5. Responsibilities of the Board of Directors
The Board of Directors is responsible for the overall running of the Society, and for determining long term policy. Formal meetings may be convened by the President in person or by video or teleconference. Among the specific duties are:

(i) to appoint the Secretary/Treasurer, editor of the affiliated journal, and chairpersons of the standing committees;
(ii) to elect the Vice-President of the IAS
(iii) to develop guiding principles for the journal, with regard to content, form, and circulation;
(iv) to establish dues for IAS members, with separate categories for regular members, students, small companies, and large companies;
(v) to approve the accounting and auditing procedures and results. If approved, the audit results will be circulated to all members;
(vi) to further the aims of the Society by encouraging activities related to adsorption in their countries or regions. Local or national Associations or Groups concerned with IAS should be encouraged to seek co-sponsorship for their meetings from IAS.
(vii) to select the chairperson and location of the Fundamentals of Adsorption Conference

6. Standing Committees of IAS
The Board of Directors shall appoint the chair of each committee, and the chair will appoint members to serve on each committee. These committees have responsibilities for activities that are delegated by the Board of Directors. The following are the Standing Committees of IAS:

(i) Meetings Committee: propose, arrange, and conduct meetings.
(ii) Nominating Committee: select nominees for offices and Boardof Directors.
(iii) Awards Committee: propose awards, seek sponsorship, and suggest candidates.

The Standing Committees will report their main activities to the Board of Directors annually and when deemed appropriate. Other committees will be formed as needs arise.

7. Finance
All monies received by the Society shall be used for the purposes of the Society. Expenditures on behalf of the Society are made by the Secretary-Treasurer and require authorization of the President or his/her designee in consultation with the other Officers of the Society. Such expenditures may include grants of travel expenses and seed fund loans for the FOA conference.

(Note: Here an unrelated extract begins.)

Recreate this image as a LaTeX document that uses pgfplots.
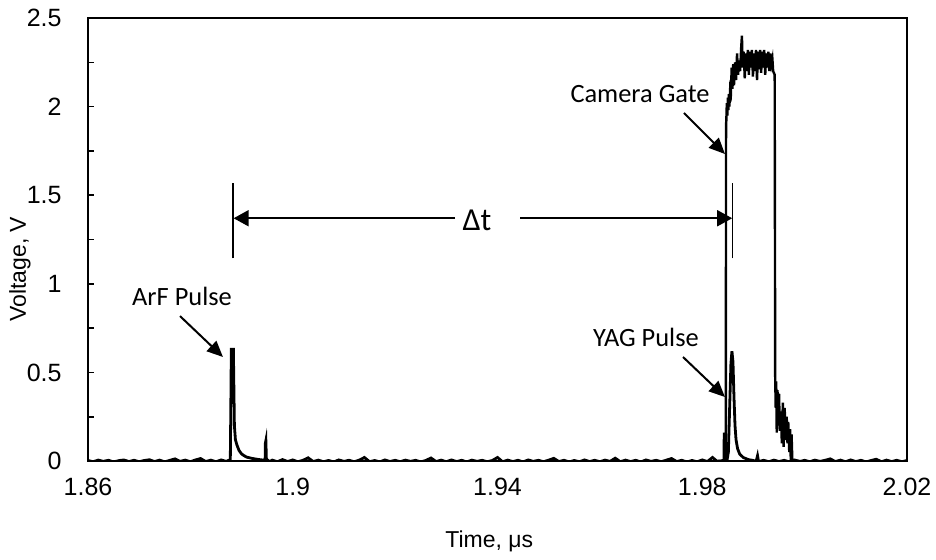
\documentclass[border=0pt]{standalone}
\usepackage{fontspec}
\setmainfont{Liberation Sans}
\newfontfamily\calibri{Carlito}
\usepackage{pgfplots}
\pgfplotsset{compat=1.18}
\usetikzlibrary{arrows.meta}
\begin{document}
\begin{tikzpicture}
\useasboundingbox (-44pt,-49pt) rectangle (424pt,230.5pt);
\begin{axis}[
  at={(0,0)}, anchor=south west,
  scale only axis, width=409.5pt, height=221.5pt,
  xmin=1.86, xmax=2.02, ymin=0, ymax=2.5,
  axis line style={line width=1.2pt},
  xtick={1.86,1.9,1.94,1.98,2.02},
  xticklabels={1.86,1.9,1.94,1.98,2.02},
  ytick={0,0.5,1,1.5,2,2.5},
  yticklabels={0,0.5,1,1.5,2,2.5},
  minor ytick={0.25,0.75,1.25,1.75,2.25},
  ytick pos=left, tick align=inside,
  major tick length=3pt, minor tick length=3pt,
  xtick style={draw=none},
  ytick style={line width=0.8pt, black},
  minor y tick style={line width=0.8pt, black},
  /pgf/number format/assume math mode=true,
  tick label style={font=\fontsize{12.5}{14}\selectfont},
  xticklabel style={anchor=north, inner sep=0pt, yshift=-8.5pt},
  yticklabel style={anchor=east, inner sep=0pt, xshift=-13pt},
  xlabel={Time, μs},
  ylabel={Voltage, V},
  label style={font=\fontsize{11.5}{13}\selectfont},
  xlabel style={at={(axis description cs:0.49,0)}, anchor=center, yshift=-40pt},
  ylabel style={at={(axis description cs:0,0.433)}, anchor=center, rotate=0, yshift=34pt},
  clip=true,
]
% ArF / YAG pulse trace
\addplot[black, line width=1.4pt] coordinates {
(1.860,0.003)(1.861,-0.004)(1.862,0.005)(1.863,-0.002)(1.864,0.004)(1.865,-0.005)
(1.866,0.002)(1.867,0.006)(1.868,-0.003)(1.869,0.004)(1.870,-0.004)(1.871,0.003)
(1.872,0.007)(1.873,-0.003)(1.874,0.005)(1.875,-0.005)(1.876,0.004)(1.877,0.012)
(1.878,-0.002)(1.879,0.005)(1.880,-0.004)(1.881,0.006)(1.882,0.014)(1.883,-0.003)
(1.884,0.005)(1.885,-0.004)(1.886,0.006)(1.887,-0.002)(1.8875,0.004)
(1.8878,0.002)(1.8879,0.30)(1.8880,0.63)(1.8884,0.63)(1.8886,0.20)(1.8888,0.12)
(1.8891,0.09)(1.8895,0.06)(1.8900,0.04)(1.8905,0.03)(1.8910,0.022)(1.8920,0.015)
(1.8930,0.010)(1.8940,0.006)(1.8946,0.004)(1.89465,0.10)(1.89475,0.115)(1.89485,0.01)
(1.8955,-0.003)(1.896,0.005)(1.897,-0.004)(1.898,0.008)(1.899,-0.003)(1.900,0.006)
(1.901,-0.004)(1.902,0.004)(1.903,0.018)(1.904,-0.003)(1.905,0.005)(1.906,-0.004)
(1.907,0.003)(1.908,-0.005)(1.909,0.006)(1.910,-0.002)(1.911,0.004)(1.912,-0.004)
(1.913,0.005)(1.914,0.020)(1.915,-0.004)(1.916,0.003)(1.917,-0.005)(1.918,0.006)
(1.919,-0.003)(1.920,0.004)(1.921,-0.004)(1.922,0.005)(1.923,-0.002)(1.924,0.004)
(1.925,-0.005)(1.926,0.003)(1.927,0.017)(1.928,-0.003)(1.929,0.005)(1.930,-0.004)
(1.931,0.006)(1.932,-0.003)(1.933,0.004)(1.934,-0.005)(1.935,0.005)(1.936,-0.002)
(1.937,0.004)(1.938,-0.004)(1.939,0.003)(1.940,0.020)(1.941,-0.004)(1.942,0.005)
(1.943,-0.003)(1.944,0.004)(1.945,-0.005)(1.946,0.006)(1.947,-0.002)(1.948,0.004)
(1.949,-0.004)(1.950,0.005)(1.951,0.015)(1.952,-0.003)(1.953,0.004)(1.954,-0.005)
(1.955,0.003)(1.956,-0.004)(1.957,0.006)(1.958,-0.003)(1.959,0.004)(1.960,-0.004)
(1.961,0.005)(1.962,-0.002)(1.963,0.016)(1.964,-0.004)(1.965,0.005)(1.966,-0.003)
(1.967,0.004)(1.968,-0.005)(1.969,0.006)(1.970,-0.002)(1.971,0.004)(1.972,-0.004)
(1.973,0.005)(1.974,0.014)(1.975,-0.003)(1.976,0.004)(1.977,-0.005)(1.978,0.003)
(1.979,-0.004)(1.980,0.006)(1.981,-0.003)(1.982,0.020)(1.983,-0.004)(1.984,0.003)
(1.9848,-0.002)(1.9851,0.05)(1.9853,0.25)(1.9856,0.55)(1.9858,0.62)(1.9860,0.56)
(1.9862,0.36)(1.9864,0.20)(1.9866,0.12)(1.9869,0.07)(1.9873,0.04)(1.9880,0.02)
(1.9890,0.008)(1.9900,0.003)(1.9905,-0.004)(1.9908,0.03)(1.9910,-0.003)(1.992,0.004)
(1.993,-0.004)(1.994,0.005)(1.995,-0.003)(1.996,0.004)(1.997,-0.005)(1.998,0.006)
(1.999,-0.003)(2.000,0.004)(2.001,-0.004)(2.002,0.005)(2.003,-0.002)(2.004,0.004)
(2.005,0.012)(2.006,-0.003)(2.007,0.005)(2.008,-0.004)(2.009,0.006)(2.010,-0.003)
(2.011,0.004)(2.012,-0.005)(2.013,0.003)(2.014,0.010)(2.015,-0.004)(2.016,0.005)
(2.017,-0.003)(2.018,0.004)(2.019,-0.004)(2.020,0.003)
};
% Camera gate trace
\addplot[black, line width=1.2pt] coordinates {
(1.9830,0.002)(1.9840,-0.002)(1.98420,0.005)(1.98425,0.16)(1.98430,0.08)(1.98440,0.01)
(1.98455,0.01)(1.98460,0.04)(1.98465,1.90)(1.98470,1.92)(1.98480,2.02)(1.98490,1.95)
(1.98500,2.05)(1.98510,1.98)(1.98520,2.07)(1.98530,2.00)(1.98545,2.10)(1.98560,2.08)
(1.98575,2.22)(1.98590,2.10)(1.98605,2.24)(1.98620,2.12)(1.98640,2.25)(1.98660,2.15)
(1.98680,2.30)(1.98700,2.18)(1.98720,2.26)(1.98740,2.20)(1.98760,2.33)(1.98775,2.40)
(1.98790,2.22)(1.98810,2.31)(1.98830,2.16)(1.98850,2.30)(1.98870,2.20)(1.98890,2.32)
(1.98910,2.18)(1.98930,2.31)(1.98950,2.22)(1.98970,2.32)(1.98990,2.17)(1.99010,2.30)
(1.99030,2.20)(1.99050,2.32)(1.99070,2.15)(1.99090,2.31)(1.99110,2.21)(1.99130,2.32)
(1.99150,2.19)(1.99170,2.31)(1.99190,2.22)(1.99210,2.32)(1.99230,2.18)(1.99250,2.30)
(1.99270,2.22)(1.99290,2.31)(1.99310,2.20)(1.99330,2.30)(1.99350,2.24)(1.99370,2.27)
(1.99385,2.20)(1.99415,2.18)(1.99425,0.47)(1.99435,0.30)(1.99445,0.45)(1.99455,0.16)
(1.99470,0.40)(1.99485,0.20)(1.99500,0.38)(1.99515,0.17)(1.99535,0.28)(1.99555,0.10)
(1.99575,0.33)(1.99590,0.08)(1.99610,0.30)(1.99630,0.12)(1.99650,0.25)(1.99665,0.10)
(1.99680,0.22)(1.99700,0.05)(1.99715,0.18)(1.99730,0.00)(1.99745,0.15)(1.99760,0.00)
(1.99780,0.005)(1.9990,0.0)
};
% Delta t markers
\draw[black, line width=0.75pt] (axis cs:1.88833,1.144) -- (axis cs:1.88833,1.567);
\draw[black, line width=0.75pt] (axis cs:1.98595,1.144) -- (axis cs:1.98595,1.567);
\draw[black, line width=0.9pt, -{Triangle[length=7.5pt,width=8pt]}] (axis cs:1.9317,1.37) -- (axis cs:1.88845,1.37);
\draw[black, line width=0.9pt, -{Triangle[length=7.5pt,width=8pt]}] (axis cs:1.9444,1.37) -- (axis cs:1.98585,1.37);
\node[font=\calibri\fontsize{16}{18}\selectfont] at (axis cs:1.9360,1.36) {Δt};
% annotations
\node[font=\calibri\fontsize{13.2}{15}\selectfont] at (axis cs:1.87836,0.931) {ArF Pulse};
\draw[black, line width=1pt, -{Triangle[length=8pt,width=7pt]}] (axis cs:1.87797,0.818) -- (axis cs:1.88637,0.587);
\node[font=\calibri\fontsize{13.2}{15}\selectfont] at (axis cs:1.9690,0.70) {YAG Pulse};
\draw[black, line width=1pt, -{Triangle[length=8pt,width=7pt]}] (axis cs:1.97624,0.587) -- (axis cs:1.98444,0.361);
\node[font=\calibri\fontsize{13.2}{15}\selectfont] at (axis cs:1.96784,2.071) {Camera Gate};
\draw[black, line width=1pt, -{Triangle[length=8pt,width=7pt]}] (axis cs:1.97643,1.964) -- (axis cs:1.98444,1.7325);
\end{axis}
\end{tikzpicture}
\end{document}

All expenditures are to be recorded in the accounts of the Society, which are to be reviewed annually by the Board of Directors. The fiscal year of IAS ends on December 31. IAS is recognized as an a tax exempt corporation by the U.S. Internal Revenue Service, under section 501(c)(6).

8. Journal
A Journal will be circulated at regular intervals.

The Editor of the Journal is appointed by the Board of Directors. The Editor is responsible for interactions with the authors, publisher, reviewers, and editorial board, and for maintaining records of transactions.

9. Elections
The Vice-President shall be elected by the Board of Directors at a meeting held during the Fundamentals of Adsorption Conference.

Elections for six new members of the Board of Directors shall be held during a General Assembly of the Society, typically during the Fundamentals of Adsorption Conference. Nominations for the Board of Directors by members of IAS, with the prior consent of the nominee, can be submitted to the Secretary/Treasurer before the General Assembly of IAS. Nominees for the Board of Directors must have been members of the IAS for at least one year prior to the election.

The successful candidates will be those six for whom the largest number of votes are cast. The result will be announced during the conference.

Officers and Directors will assume office on July 1 of the year of election.

10. Changes in the Bylaws
Changes in the Bylaws shall be approved by the membership by postal or electronic ballot, with a majority of at least two-thirds of the valid votes cast.

In cases where the Bylaws are not clear, the President’s ruling shall be decisive after consultation with members of the Board of Directors.

11. Termination of the Society
The decision to terminate the Society can only be taken with a four-fifths majority at a General Assembly of the Society at which at least two-thirds of the members are present or are legally represented. In case of termination, the funds shall be exclusively for non-profit purposes in the field of adsorption. The distribution of such funds shall be at the discretion of the Board of Directors.